Kevin Hoffberg

Phil Graham vs. Elliot Spitzer

by kevin on November 17, 2008

Two wildly divergent points of view here.

The first comes from a lengthy piece in the New York Times about uber-deregulator Phil Graham. It’s hard to listen to him and think that we’re living on the same planet . . .

He blamed others for the crisis: Democrats who dropped barriers to borrowing in order to promote homeownership; what he once termed “predatory borrowers” who took out mortgages they could not afford; banks that took on too much risk; and large financial institutions that did not set aside enough capital to cover their bad bets.

But looser regulation played virtually no role, he argued, saying that is simply an emerging myth.

“There is this idea afloat that if you had more regulation you would have fewer mistakes,” he said. “I don’t see any evidence in our history or anybody else’s to substantiate it.” He added, “The markets have worked better than you might have thought.”

The “act” he’s most famous for is Graham-Leach . . .

In late 1999, Mr. Gramm played a central role in what would be the most significant financial services legislation since the Depression. The Gramm-Leach-Bliley Act, as the measure was called, removed barriers between commercial and investment banks that had been instituted to reduce the risk of economic catastrophes. Long sought by the industry, the law would let commercial banks, securities firms and insurers become financial supermarkets offering an array of services.

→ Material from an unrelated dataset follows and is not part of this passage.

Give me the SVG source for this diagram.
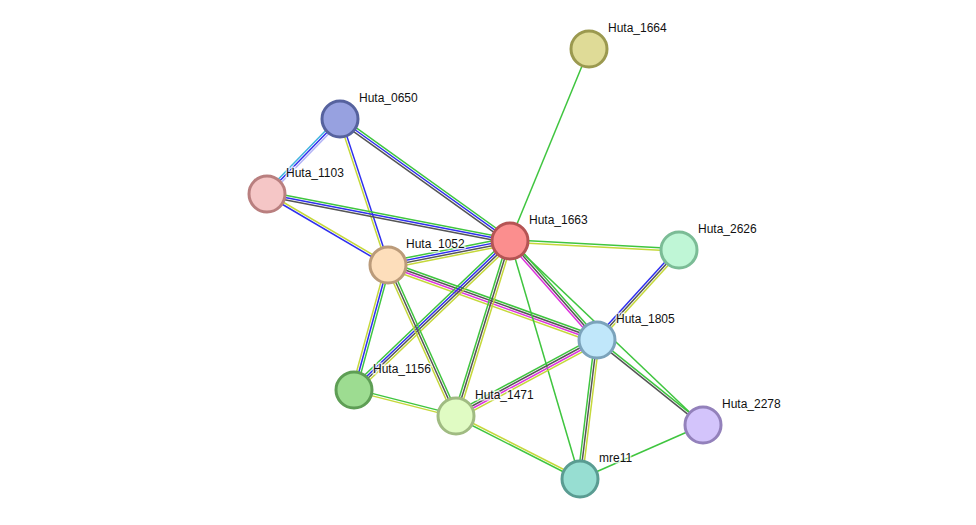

The measure, which Mr. Gramm helped write and move through the Senate, also split up oversight of conglomerates among government agencies. The Securities and Exchange Commission, for example, would oversee the brokerage arm of a company. Bank regulators would supervise its banking operation. State insurance commissioners would examine the insurance business. But no single agency would have authority over the entire company.

“There was no attention given to how these regulators would interact with one another,” said Professor Cox of Duke. “Nobody was looking at the holes of the regulatory structure.”

The arrangement was a compromise required to get the law adopted. When the law was signed in November 1999, he proudly declared it “a deregulatory bill,” and added, “We have learned government is not the answer.”

Not the answer. Huh.

It’s tempting to dismiss Elliot Spitzer for any number of reasons, which is too bad because he’s a smart guy who had a ringside seat to a lot of the financial services doings of the last decade.  His piece in today’s WashPost is worth reading.  A couple of clips.

On “de-regulation” and “free markets” . . .

The reality is that unregulated competition drives corporate behavior and risk-taking to unacceptable levels. This is simply one of the ways in which some market participants try to gain a competitive advantage. As one lawyer for a company charged with malfeasance stated in a meeting in my office (amazingly, this was intended as a winning defense): “You’re right about our behavior, but we’re not as bad as our competitors.”

No major market problem has been resolved through self-regulation, because individual competitive behavior doesn’t concern itself with the larger market. Individual actors care only about performing better than the next guy, doing whatever is permitted — or will go undetected. Look at the major bubbles and market crises. Long-Term Capital Management, Enron, the subprime lending scandals: All are classic demonstrations of the bitter reality that greed, not self-discipline, rules where unfettered behavior is allowed.

Those who truly understand economics, as did Adam Smith, do not preach an absence of government participation. A market doesn’t exist in a vacuum. Rather, a market is a product of laws, rules and enforcement. It needs transparency, capital requirements and fidelity to fiduciary duty. The alternative, as we are seeing, is anarchy.

One of the great advantages U.S. capital markets have enjoyed over the decades has been the view — held worldwide — that there was an underlying integrity to the representations market participants made, because the regulatory framework in which they were made was believed to provide genuine oversight. But as we all know, the laws requiring such integrity are meaningless without a government dedicated to enforcing them.

His prescription for going forward . . .

Three overarching priorities should guide government actions in the new structure. First, we need better control of systemic risk. The currently splintered federal regulatory authority, the continued presence of off-balance-sheet transactions for financial entities (even post-Enron) and the failure to subject major players to any government oversight means that nobody can really understand the full risk facing the financial system.

Second, investors must be protected with adequate, accurate information. Firms must offer transparency both to individual investors and to government regulators.

And third, as Eric R. Dinallo, the superintendent of the New York State Insurance Department, has wisely pointed out, we will have to step back from the current environment in which government has become a guarantor of all major risk. The so-called moral hazard will serve to devalue risk in the market, and this too will have a debilitating long-term effect on capital flows. Only if private actors have to bear the real risks they incur will the market function properly. We are now perilously close to nationalizing risk.

Both articles are worth reading. In case it matters and is not otherwise clear, I agree with Spitzer and think Graham is dangerous.